## Given problem:
All entries below need to be written out exactly, but without their pictures.

* begin Data to process *

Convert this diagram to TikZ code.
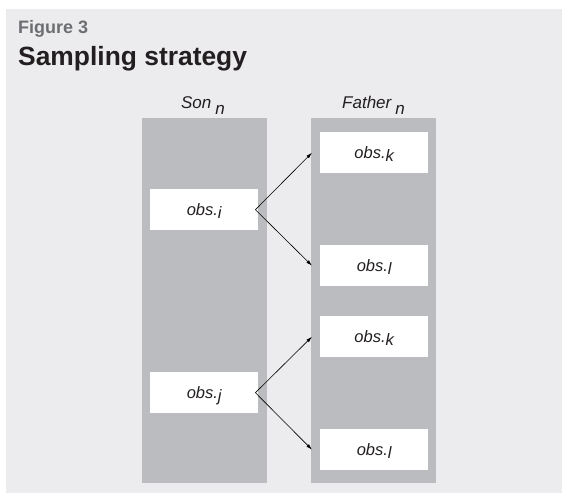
\documentclass[tikz,border=0pt]{standalone}
\usepackage{fontspec}
\setmainfont{Liberation Sans}
\usetikzlibrary{arrows.meta,calc}
\definecolor{bgc}{HTML}{ECECEE}
\definecolor{colc}{HTML}{BBBCBF}
\definecolor{figc}{HTML}{6D6E71}
\definecolor{txtc}{HTML}{231F20}
\begin{document}
\begin{tikzpicture}[x=1pt,y=-1pt,
  column/.style={fill=colc,draw=none,minimum width=125pt,minimum height=365pt,inner sep=0pt,anchor=north west},
  obsbox/.style={fill=white,draw=none,minimum width=108pt,minimum height=41pt,inner sep=0pt,anchor=north west,
     text=txtc,text height=12pt,text depth=0pt,font=\fontsize{16.5}{18}\selectfont\itshape},
  colhead/.style={font=\fontsize{17}{19}\selectfont\itshape,text=txtc,inner sep=0pt,anchor=base},
  arr/.style={-{Latex[length=6pt,width=3.5pt]},line width=0.6pt,black}]
\useasboundingbox (0,0) rectangle (562,493);
\fill[white] (0,0) rectangle (562,493);
\fill[bgc] (6,9) rectangle (562,493);
\node[anchor=base west,inner sep=0pt,text=figc,font=\fontsize{18}{20}\selectfont\bfseries] (fig) at (18,33) {Figure 3};
\node[anchor=base west,inner sep=0pt,text=txtc,font=\fontsize{26.4}{28}\selectfont\bfseries] (title) at (18,65) {Sampling strategy};
\node[column] (S) at (142,118) {};
\node[column] (F) at (311,118) {};
\node[colhead] (sonh) at (203,108.5) {Son\hspace{4pt}\raisebox{-6pt}{n}};
\node[colhead] (fath) at (373.5,108.5) {Father\hspace{4pt}\raisebox{-6pt}{n}};
\node[obsbox] (oi) at (150,189) {obs.\raisebox{-3pt}{i}};
\node[obsbox] (oj) at (150,372) {obs.\raisebox{-3pt}{j}};
\node[obsbox] (ok1) at (320,132) {obs.\raisebox{-3pt}{k}};
\node[obsbox] (ol1) at (320,245) {obs.\raisebox{-3pt}{l}};
\node[obsbox] (ok2) at (320,316) {obs.\raisebox{-3pt}{k}};
\node[obsbox] (ol2) at (320,429) {obs.\raisebox{-3pt}{l}};
\coordinate (vi) at ($(oi.east)+(-3,0)$);
\coordinate (vj) at ($(oj.east)+(-3,0)$);
\draw[arr] (vi) -- ($(ok1.west -| F.west)+(1,0)$);
\draw[arr] (vi) -- ($(ol1.west -| F.west)+(1,0)$);
\draw[arr] (vj) -- ($(ok2.west -| F.west)+(1,0)$);
\draw[arr] (vj) -- ($(ol2.west -| F.west)+(1,0)$);
\end{tikzpicture}
\end{document}
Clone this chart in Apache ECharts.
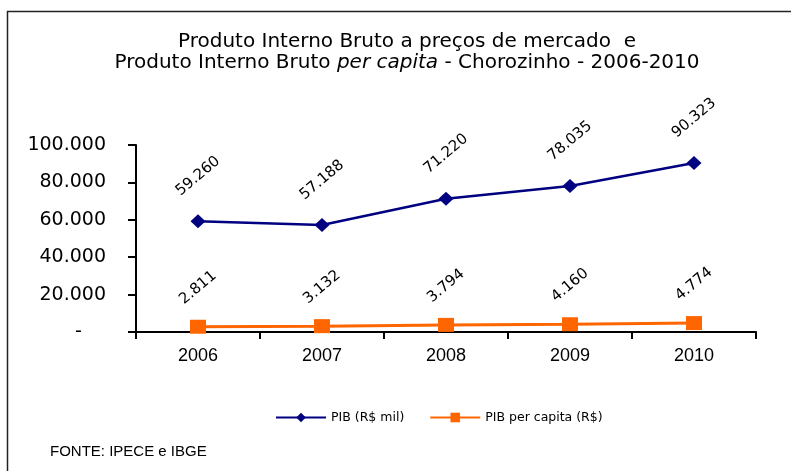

* end Data to process *

## Solution for this task:
Convert this diagram to TikZ code.
\documentclass[tikz,border=0pt]{standalone}
\usepackage{fontspec}
\setmainfont{Liberation Sans}
\usetikzlibrary{arrows.meta,calc}
\definecolor{bgc}{HTML}{ECECEE}
\definecolor{colc}{HTML}{BBBCBF}
\definecolor{figc}{HTML}{6D6E71}
\definecolor{txtc}{HTML}{231F20}
\begin{document}
\begin{tikzpicture}[x=1pt,y=-1pt,
  column/.style={fill=colc,draw=none,minimum width=125pt,minimum height=365pt,inner sep=0pt,anchor=north west},
  obsbox/.style={fill=white,draw=none,minimum width=108pt,minimum height=41pt,inner sep=0pt,anchor=north west,
     text=txtc,text height=12pt,text depth=0pt,font=\fontsize{16.5}{18}\selectfont\itshape},
  colhead/.style={font=\fontsize{17}{19}\selectfont\itshape,text=txtc,inner sep=0pt,anchor=base},
  arr/.style={-{Latex[length=6pt,width=3.5pt]},line width=0.6pt,black}]
\useasboundingbox (0,0) rectangle (562,493);
\fill[white] (0,0) rectangle (562,493);
\fill[bgc] (6,9) rectangle (562,493);
\node[anchor=base west,inner sep=0pt,text=figc,font=\fontsize{18}{20}\selectfont\bfseries] (fig) at (18,33) {Figure 3};
\node[anchor=base west,inner sep=0pt,text=txtc,font=\fontsize{26.4}{28}\selectfont\bfseries] (title) at (18,65) {Sampling strategy};
\node[column] (S) at (142,118) {};
\node[column] (F) at (311,118) {};
\node[colhead] (sonh) at (203,108.5) {Son\hspace{4pt}\raisebox{-6pt}{n}};
\node[colhead] (fath) at (373.5,108.5) {Father\hspace{4pt}\raisebox{-6pt}{n}};
\node[obsbox] (oi) at (150,189) {obs.\raisebox{-3pt}{i}};
\node[obsbox] (oj) at (150,372) {obs.\raisebox{-3pt}{j}};
\node[obsbox] (ok1) at (320,132) {obs.\raisebox{-3pt}{k}};
\node[obsbox] (ol1) at (320,245) {obs.\raisebox{-3pt}{l}};
\node[obsbox] (ok2) at (320,316) {obs.\raisebox{-3pt}{k}};
\node[obsbox] (ol2) at (320,429) {obs.\raisebox{-3pt}{l}};
\coordinate (vi) at ($(oi.east)+(-3,0)$);
\coordinate (vj) at ($(oj.east)+(-3,0)$);
\draw[arr] (vi) -- ($(ok1.west -| F.west)+(1,0)$);
\draw[arr] (vi) -- ($(ol1.west -| F.west)+(1,0)$);
\draw[arr] (vj) -- ($(ok2.west -| F.west)+(1,0)$);
\draw[arr] (vj) -- ($(ol2.west -| F.west)+(1,0)$);
\end{tikzpicture}
\end{document}
Clone this chart in Apache ECharts.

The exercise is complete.